MI COLUMNA
Por Mary Daza Orozco
En uno de mis libros comento que no se debe regresar a los sitios donde se fue especialmente feliz, porque no se encuentra nada, sólo el escenario vacío. Un amigo, de esos que se meten muy hondo en el alma sin posibilidades de que salgan de allí, me dijo: “No te parece que cuando regresas a casa sientes que las cosas te estaban esperando, te sonríen y saludan. Son como mascotas que se alegran con tu llegada,”
Los dos conceptos los aprecié cuando regresé al pueblo. Sólo había vuelto a Villanueva por momentos, ahora pasé unos poquísimos días, invitación de mis primas para que descansara de tanto escribir sobre política, y me arriesgué a encontrar el escenario vacío y sí lo estaba, pero en el sentido de un desencuentro con los seres queridos, los que ya dejaron de ser; el plató sigue ocupado por distintos autores que representan su obra y cuando terminen llegarán otros a hacer lo suyo, es el juego de relevos permanente e inexorable a que estamos sometidos.

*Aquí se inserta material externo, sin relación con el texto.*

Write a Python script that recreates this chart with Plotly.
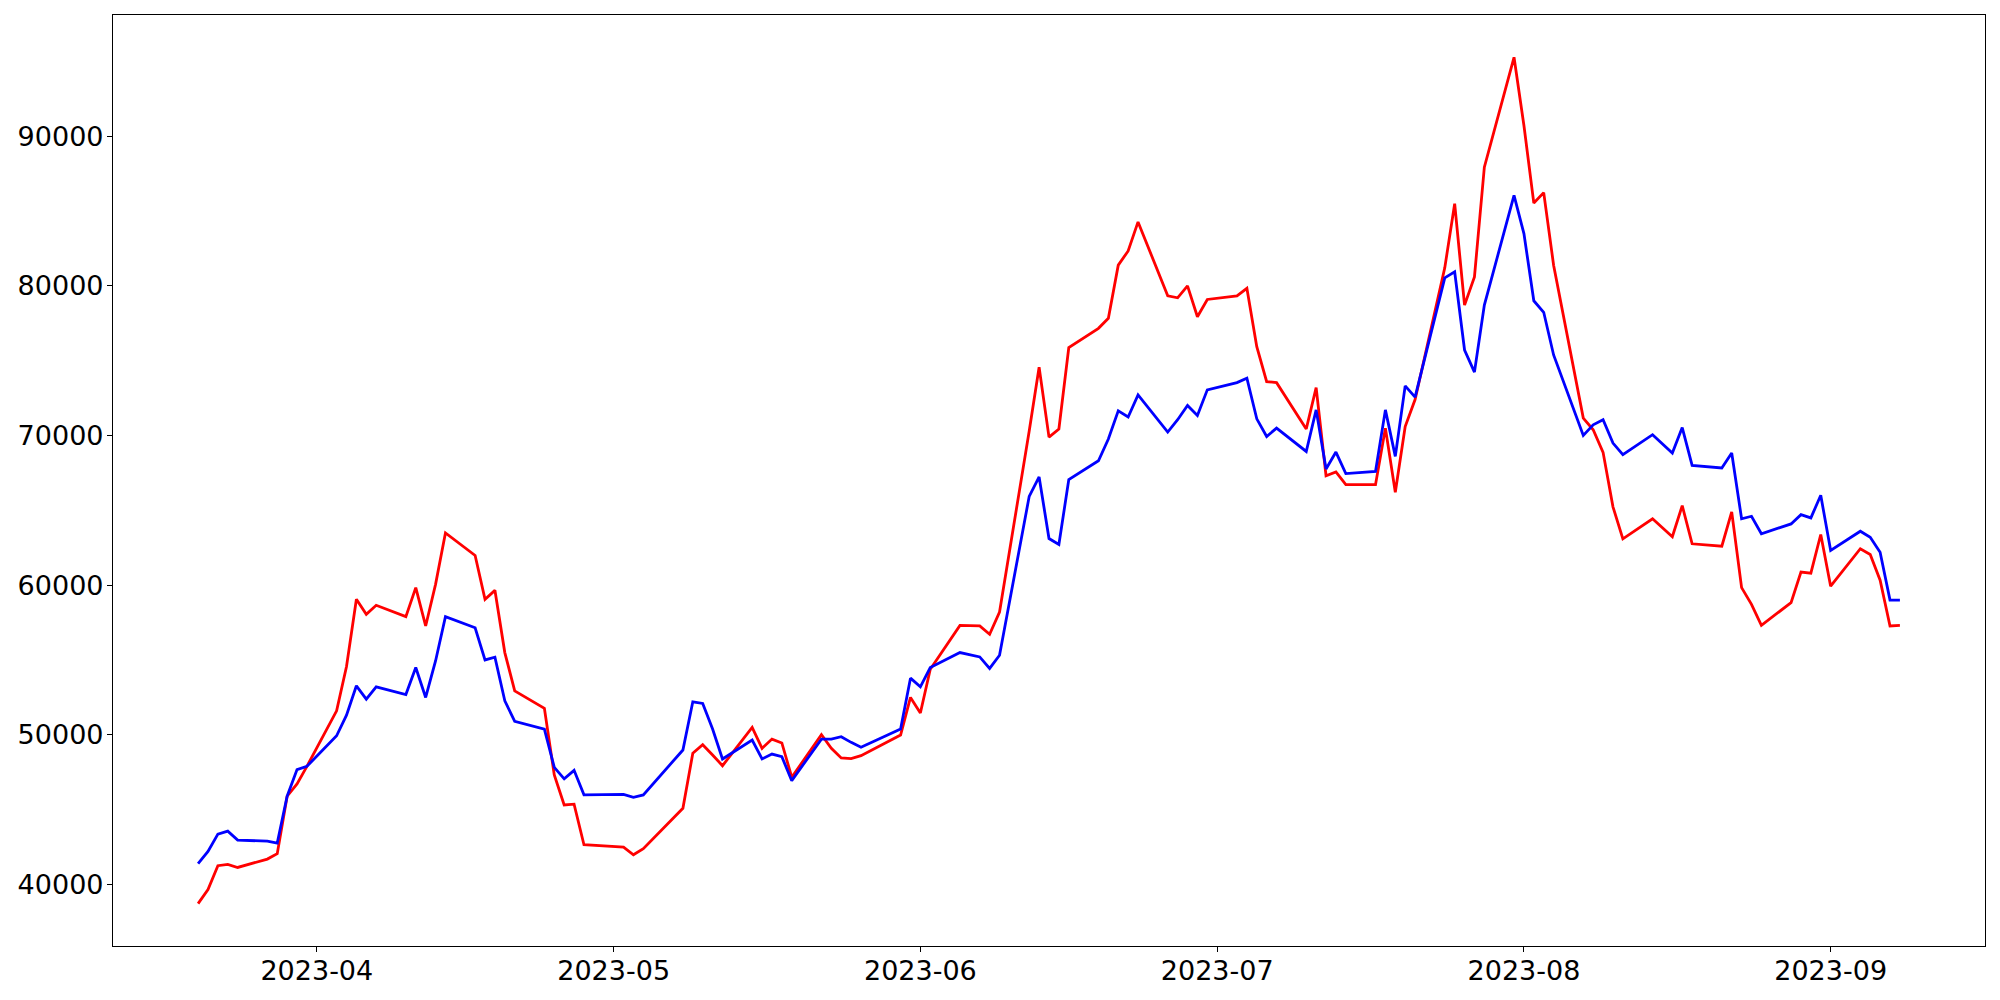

Encontré a mi pueblo cundido de recuerdos agazapados en todos los rincones, con su cielo en el que todavía se ven estrellas, porque el alumbrado no es tan potente como el de las ciudades que pueda opacar sus centelleos; con gente que todavía recuerda nuestros pasos juveniles por calles destapadas; con el templo que creíamos, con ese poder magnificador que tiene la niñez, que era el más grande del mundo, ya está vetusto, pero sostenido por su carga de historias y de piedad; y las casonas, un tanto descuidadas, algunas con ribetes fantasmales.
Reviví momentos sabrosos como la sentada a la puerta de la calle a ver pasar a la gente y a contestar los adioses de los transeúntes, conocidos o no; parece una simpleza, pero no, es la vieja costumbre de apreciar la vida que va y viene.
Y hubo un instante que fue como un bombazo al centro del corazón, ocurrió frente al silencio de ellos, eternos mutismos escondidos detrás de lápidas alusivas a un pasado en el que creí que sus abrazos iban a ser para siempre, allí están todos los de la generación de mis padres, y los de más atrás, y otros, de tiempos remotos; inundada por el olor a flores marchitas pensé que la historia de los pueblos la leemos en la alegría de sus cunas y en el silencio de sus tumbas.
Pero Villanueva no se ha quedado sólo en recuerdos viejos, no, se construyen nuevas historias y edificaciones modernas, lo reconocí en un ‘tour’, con un guía paciente y atento que me llevó a ver el viejo Cafetal, las nuevas calles y construcciones y un parque, que ya lo quisiéramos aquí. No importa el nombre, le digo el parque, el crepúsculo había caído sobre él y los bombillos encendidos hacían un juego de luces y de sombras: jóvenes que jugaban, parejas que paseaban, niños que gritaban y la tienda de la esquina abierta con el insuperable encanto de las negocios de barrio; por la derecha bajaba, quizás de los cerros, el olor a mastrantos: albahaca, hierbabuena, menta que hablaba de naturaleza feraz. Y unas voces, la de él y la de ella, susurrantes a veces, reveladoras otras, de asombros, de descubrimientos, de almas desnudas, ¿cuándo cesaron? quién sabe, había que seguir el recorrido.
Gente alegre, propagandas a todo volumen que trataban de romper la placidez de una noche que era pura magia, pero no pudieron, era más fuerte eso que sucedía: ¿un rapto onírico?, ¿un dèjá vu?, ¿o simplemente el pueblo besado palmo a palmo, como si tuviera el temor de no volverlo a ver de igual manera?, y no era tristura ni pesimismo, sencillamente era ese recelo de que se acabara lo grato.
Ahora sé que, cuando vuelva de nuevo a casa, la gente, las cosas, el parque, las calles, las piedras enterradas, la voz susurrante, el olor a hierba, el guía, las primas, siempre estarán esperando, quizás no con la misma magia, tal vez superior, o con un simple encantamiento que se hará perdurable.